Me sorprendió, por honesto y valiente, el mensaje del Papa Francisco en su homilía del domingo 28 de octubre, en la Basílica de San Pedro, en el cual levantó la voz con un sentido de urgencia para atender el reclamo de la Amazonía.
Es un reclamo que hacen sus pobladores y su majestuosidad de selva inmensa, la cual en su seno alberga a la mayor diversidad de fauna y flora del Continente Americano.
Es un reclamo que ha hecho reaccionar a la Iglesia Católica, sacudir su pasividad y decidirse a entrar al rescate del universo amazónico que se encuentra en grave peligro.
El Papa Francisco clausuró, ese día, el Sínodo de Obispos al que había convocado para discutir el tema de la Amazonía: Nuevos caminos para la Iglesia y para la Ecología Integral, que tuvo más de 250 participantes entre obispos, religiosos y cardenales, además de 35 mujeres y 15 indígenas reunidos durante tres semanas.
“En éste Sínodo hemos escuchado las voces de los pobres y reflexionado sobre la precariedad de sus vidas, amenazadas por modelos de desarrollo depredadores”, dijo el Pontífice.
“Los errores del pasado no han bastado para dejar de expoliar y causar heridas a nuestros hermanos y a nuestra hermana Tierra: lo hemos visto en el rostro desfigurado de la Amazonía”, acotó Francisco.
No es problema de un solo país, sino de todos los que abarca y con los que colinda con el territorio amazónico: Brasil, Bolivia, Perú, Ecuador, Colombia, Venezuela, Guyana, Surinam y Guyana Francesa.

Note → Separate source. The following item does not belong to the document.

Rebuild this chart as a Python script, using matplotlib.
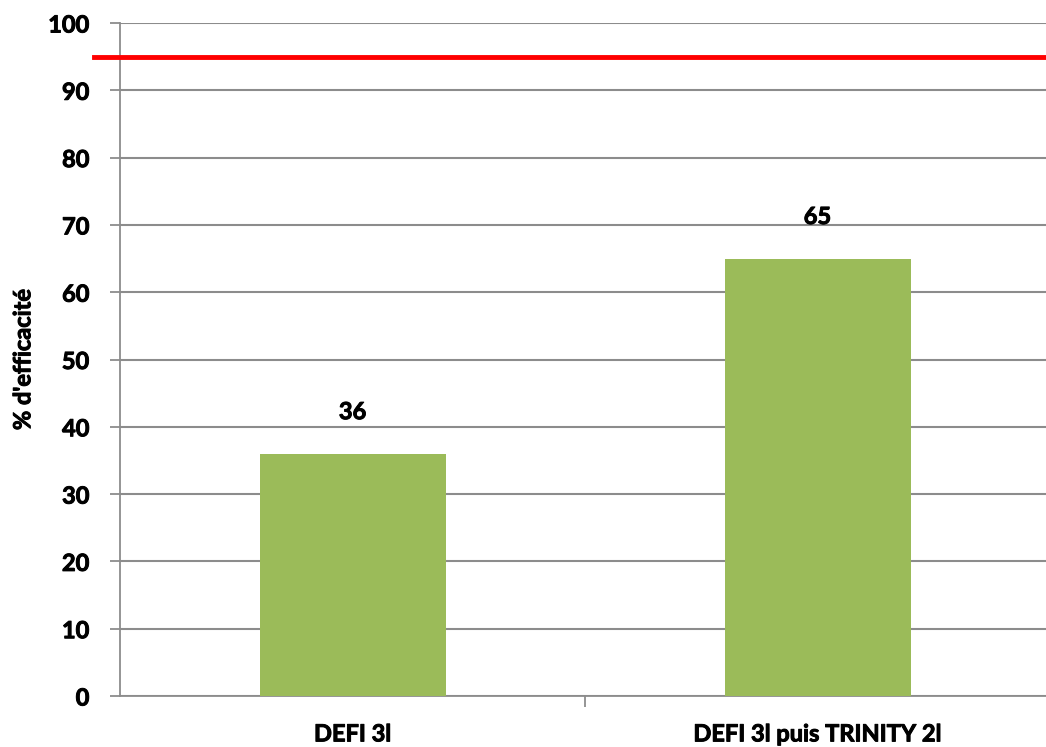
import matplotlib.pyplot as plt
import matplotlib.patheffects as pe

categories = ['DEFI 3l', 'DEFI 3l puis TRINITY 2l']
efficacite = [36, 65]
seuil = [95, 95]
y_ticks = [0, 10, 20, 30, 40, 50, 60, 70, 80, 90, 100]

plt.rcParams['font.family'] = ['Lato', 'DejaVu Sans']

grey = '#8c8c8c'
fw = 'bold'
thick = [pe.withStroke(linewidth=0.7, foreground='black')]

fig = plt.figure(figsize=(10.46, 7.47), dpi=100)
ax = fig.add_axes([120 / 1046, 51 / 747, 930 / 1046, 673 / 747])

x = range(len(categories))
bars = ax.bar(x, efficacite, width=0.4, color='#9BBB59', zorder=3)

for xi, v in zip(x, efficacite):
    ax.annotate(str(v), (xi, v), xytext=(0, 22), textcoords='offset points',
                ha='center', va='bottom', fontsize=17, fontweight=fw,
                zorder=5, path_effects=thick)

ax.set_xlim(-0.5, 1.5)
ax.set_ylim(0, 100)
ax.set_yticks(y_ticks)
ax.set_yticklabels([str(t) for t in y_ticks], fontsize=17, fontweight=fw)
ax.set_xticks(list(x))
ax.set_xticklabels(categories, fontsize=17, fontweight=fw)
ax.set_xticks([0.5], minor=True)
ax.tick_params(axis='x', which='major', length=0, pad=19)
ax.tick_params(axis='x', which='minor', length=8, color=grey, width=1.3)
ax.tick_params(axis='y', length=7, color=grey, width=1.3, pad=15)
ax.grid(axis='y', color=grey, linewidth=1.5, zorder=0)
ax.set_axisbelow(True)
for lbl in ax.get_xticklabels() + ax.get_yticklabels():
    lbl.set_path_effects(thick)

for side in ('top', 'right'):
    ax.spines[side].set_visible(False)
for side in ('left', 'bottom'):
    ax.spines[side].set_color(grey)
    ax.spines[side].set_linewidth(1.3)

ylab = ax.set_ylabel("% d'efficacité", fontsize=17, fontweight=fw,
                     labelpad=10)
ylab.set_path_effects(thick)

# seuil d'efficacité (ligne rouge)
ax.plot([-0.555, 1.5], seuil, color='red', linewidth=3.5, clip_on=False,
        zorder=4)

fig.savefig('out.png', dpi=100)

La pueblan 33.6 millones de habitantes, de los cuales entre 2 y 2.5 millones son indígenas.
Los Obispos, en el documento final del Sínodo, fueron enfáticos en afirmar: “Todos los participantes han expresado una conciencia aguda sobre la dramática situación de destrucción que afecta a la Amazonía. Esto significa la desaparición del territorio y de sus habitantes, especialmente los pueblos indígenas.
“La selva amazónica es un ‘corazón biológico’ para la tierra cada vez más amenazada. Se encuentra en una carrera desenfrenada a la muerte”, de ahí el sentido de urgencia.

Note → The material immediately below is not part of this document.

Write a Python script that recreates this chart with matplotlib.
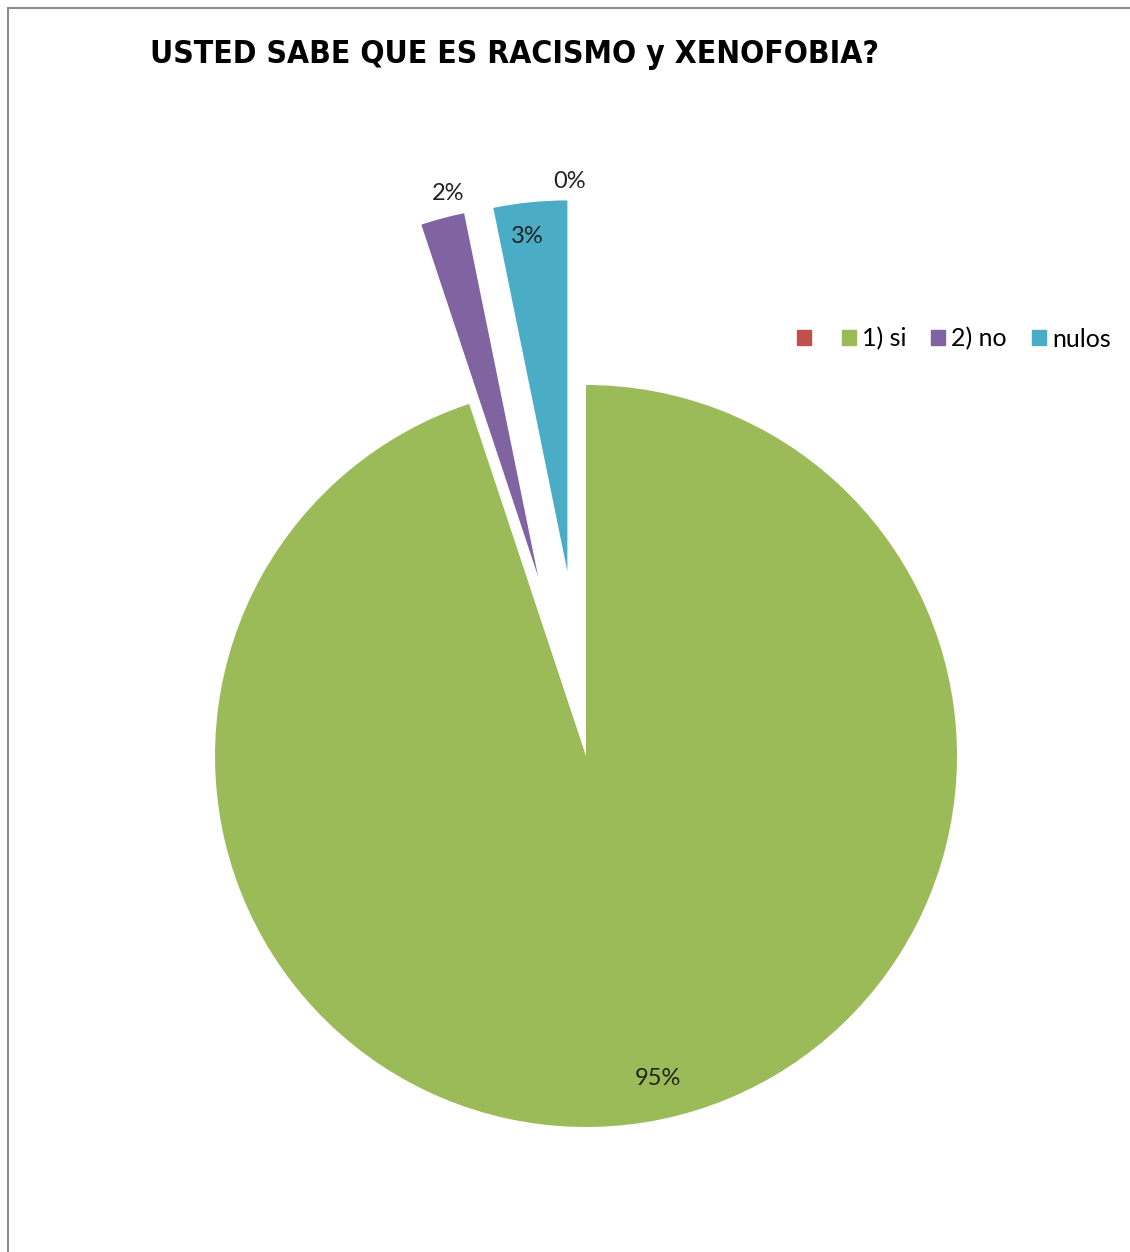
import numpy as np
import matplotlib.pyplot as plt
from matplotlib.patches import Rectangle

# data
labels = ['', '1) si', '2) no', 'nulos']
values = [0, 94.9, 1.9, 3.2]
pct_text = ['0%', '95%', '2%', '3%']
colors = ['#C0504D', '#9BBB59', '#8064A2', '#4BACC6']
explode = [0, 0, 0.5, 0.5]
# label placement (radius in pie units, angle in degrees)
label_pos = [(1.55, 91.6), (0.89, -77.4), (1.56, 103.8), (1.41, 96.4)]

plt.rcParams['font.family'] = ['Lato', 'DejaVu Sans']

W, H = 1130, 1252
fig = plt.figure(figsize=(W / 100, H / 100), dpi=100)

# outer frame
fig.patches.append(Rectangle((8 / W, -0.01), 1.02, 1 - 8 / H + 0.01, transform=fig.transFigure,
                             fill=False, edgecolor='#8c8c8c', linewidth=1.5))

cx, cy, r = 586, 756, 371
ax = fig.add_axes([(cx - r) / W, (H - cy - r) / H, 2 * r / W, 2 * r / H])
wedges, texts = ax.pie(values, colors=colors, explode=explode, startangle=90,
                       counterclock=False, wedgeprops=dict(linewidth=0))
for w in wedges:
    w.set_clip_on(False)
for txt, (rr, ang) in zip(pct_text, label_pos):
    a = np.deg2rad(ang)
    ax.text(rr * np.cos(a), rr * np.sin(a), txt, fontsize=17, color='#222222',
            ha='center', va='center', clip_on=False)
ax.set_xlim(-1, 1)
ax.set_ylim(-1, 1)
ax.set_aspect('equal')
ax.axis('off')

title = fig.text(515 / W, 1 - 55 / H, 'USTED SABE QUE ES RACISMO y XENOFOBIA?',
                 family=['DejaVu Sans'], fontstretch='condensed', fontweight='bold',
                 fontsize=40, ha='center', va='center')
# shrink the title until it spans the same width as the original
fig.canvas.draw()
bw = title.get_window_extent().width
title.set_fontsize(40 * 730 / bw)

handles = [Rectangle((0, 0), 1, 1, color=c) for c in colors]
fig.legend(handles, labels, loc='center left', bbox_to_anchor=(792 / W, 1 - 339 / H),
           ncol=4, frameon=False, fontsize=18, handlelength=0.55, handleheight=0.55,
           handletextpad=0.25, columnspacing=1.0, borderaxespad=0, borderpad=0.2)

fig.savefig('out.png', dpi=100)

A tal grado llega esa urgencia (“la Amazonia es una herida, un lugar de dolor y violencia”), que los Obispos no dudaron en afirmar que la Iglesia debe ir al encuentro del Amazonas, a sus comunidades y territorios, a desarrollar ahí su labor pastoral: hacerse aliada del mundo amazónico.

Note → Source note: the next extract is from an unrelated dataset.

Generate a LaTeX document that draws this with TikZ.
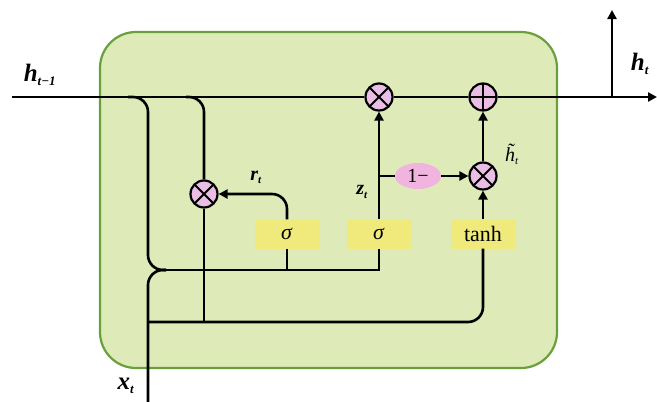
\documentclass[tikz,border=0pt]{standalone}
\usepackage{fontspec}
\setmainfont{Liberation Serif}
\usetikzlibrary{arrows.meta,shapes.geometric}
\definecolor{cellfill}{RGB}{222,235,185}
\definecolor{celledge}{RGB}{105,160,60}
\definecolor{gatefill}{RGB}{240,234,125}
\definecolor{opfill}{RGB}{234,190,228}
\definecolor{elfill}{RGB}{240,180,222}
\tikzset{
  wire/.style={line width=2.6pt,black},
  arr/.style={wire,-{Triangle[length=9pt,width=9pt]}},
  gate/.style={fill=gatefill,minimum width=65pt,minimum height=29pt,inner sep=0pt,font=\fontsize{22}{24}\selectfont},
  opnode/.style={circle,draw=black,line width=2.2pt,fill=opfill,minimum size=27pt,inner sep=0pt},
  mult/.style={opnode,path picture={\draw[line width=2pt]
      (path picture bounding box.north west)--(path picture bounding box.south east)
      (path picture bounding box.north east)--(path picture bounding box.south west);}},
  plus/.style={opnode,path picture={\draw[line width=2pt]
      (path picture bounding box.north)--(path picture bounding box.south)
      (path picture bounding box.east)--(path picture bounding box.west);}},
  lbl/.style={font=\fontsize{25}{27}\selectfont\bfseries\itshape,inner sep=0pt},
  slbl/.style={font=\fontsize{20}{22}\selectfont\bfseries\itshape,inner sep=0pt}
}
\begin{document}
\begin{tikzpicture}[x=1pt,y=-1pt]
\useasboundingbox (0,0) rectangle (657,402);
% cell
\draw[fill=cellfill,draw=celledge,line width=2.2pt,rounded corners=36pt] (100,32) rectangle (557,368);
% nodes
\node[mult] (m1) at (379,97) {};
\node[plus] (p1) at (483,97) {};
\node[mult] (m2) at (483,176) {};
\node[mult] (mr) at (204,194) {};
\node[ellipse,fill=elfill,minimum width=46pt,minimum height=26pt,inner sep=0pt,font=\fontsize{20}{22}\selectfont] (e1) at (418,176) {1−};
\node[gate] (s1) at (287,234) {\textit{σ}};
\node[gate] (s2) at (379,234) {\textit{σ}};
\node[gate] (th) at (483,234) {tanh};
\coordinate (hin) at (12,97);
\coordinate (hout) at (657,97);
\coordinate (hsplit) at (612,97);
\coordinate (htop) at (612,10);
\coordinate (xin) at (148,402);
\coordinate (merge) at (166,270);
\coordinate (zsplit) at (379,176);
% labels
\node[lbl] (lhp) at (40,75) {h\textsubscript{\fontsize{13}{13}\selectfont t−1}};
\node[lbl] (lht) at (640,64) {h\textsubscript{\fontsize{13}{13}\selectfont t}};
\node[lbl] (lxt) at (126,386) {x\textsubscript{\fontsize{13}{13}\selectfont t}};
\node[slbl] (lrt) at (256,177) {r\textsubscript{\fontsize{11}{11}\selectfont t}};
\node[slbl] (lzt) at (362,192) {z\textsubscript{\fontsize{11}{11}\selectfont t}};
\node[slbl,font=\fontsize{20}{22}\selectfont\itshape] (lht2) at (512,154) {\~{h}\textsubscript{\fontsize{11}{11}\selectfont t}};
% main line
\draw[wire] (hin) -- (m1);
\draw[wire] (m1) -- (p1);
\draw[arr] (p1) -- (hout);
\draw[arr] (hsplit) -- (htop);
% h_{t-1} branches
\draw[wire,rounded corners=15pt] (128,97) -- (148,97) -- (148,270) -- (merge);
\draw[wire,rounded corners=15pt] (186,97) -- (204,97) -- (mr.north);
\draw[wire] (mr.south) -- (204,322);
% x_t
\draw[wire,rounded corners=15pt] (xin) -- (148,270) -- (merge);
\draw[wire,rounded corners=15pt] (148,322) -- (483,322) -- (th.south);
% gate inputs
\draw[wire] (merge) -- (379,270) -- (s2.south);
\draw[wire] (s1.south) -- (287,270);
% gate outputs
\draw[arr,rounded corners=15pt] (s1.north) -- (287,194) -- (mr.east);
\draw[arr] (s2.north) -- (m1.south);
\draw[wire] (zsplit) -- (e1.west);
\draw[arr] (e1.east) -- (m2.west);
\draw[arr] (th.north) -- (m2.south);
\draw[arr] (m2.north) -- (p1.south);
\end{tikzpicture}
\end{document}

Para ello, agregaron los Obispos, se necesita una Iglesia con rostro joven, con rostro indígena (pastoral indígena), con rostro de migrante (pastoral de migrantes), en fin, una Iglesia misionera.
“La Iglesia, por naturaleza, es misionera y tiene su origen en el ‘amor fontal de Dios’. El dinamismo misionero que brota del amor de Dios se irradia, expande, desborda y se difunde en todo el universo”, expresa el documento final. “La misión así comprendida no es algo optativo, una actividad de la Iglesia entre otras, sino su propia naturaleza.
¡La Iglesia es misión!
El cristiano es un itinerante”, afirman con la mayor convicción.
Percibo en esas posturas, y en las palabras de Francisco en su homilía, un deseo vehemente de recuperar el papel material y espiritual que la Iglesia tuvo en otro tiempo, cuando salía ella misma al encuentro de personas y almas con la fe del misionero.
Esa fe, esa profunda convicción de vocación hacia la defensa de la Madre Tierra en el Amazonas, hacia la opción preferencial por los pobres que la habitan en la Amèrica Latina, hacia la búsqueda de modelos económicos que no sean depredadores de todo lo que cae a su alcance, es, me parece, la vía de recuperación de la Amazonía.
No provendrá la recuperación del territorio amazónico de gobernantes cuya visión es, precisamente, la contraria de la expresada por los Obispos: explotar, exprimir hasta el último árbol, hasta el último mineral y animal amazónico.
Vendrá por otros caminos la vivificación del Amazonas: del encuentro con la fe y la espiritualidad de sus habitantes, no para ser salvados, sino para salvarnos ellos de tanta ceguera.
Es la misión que plantea el Papa Francisco.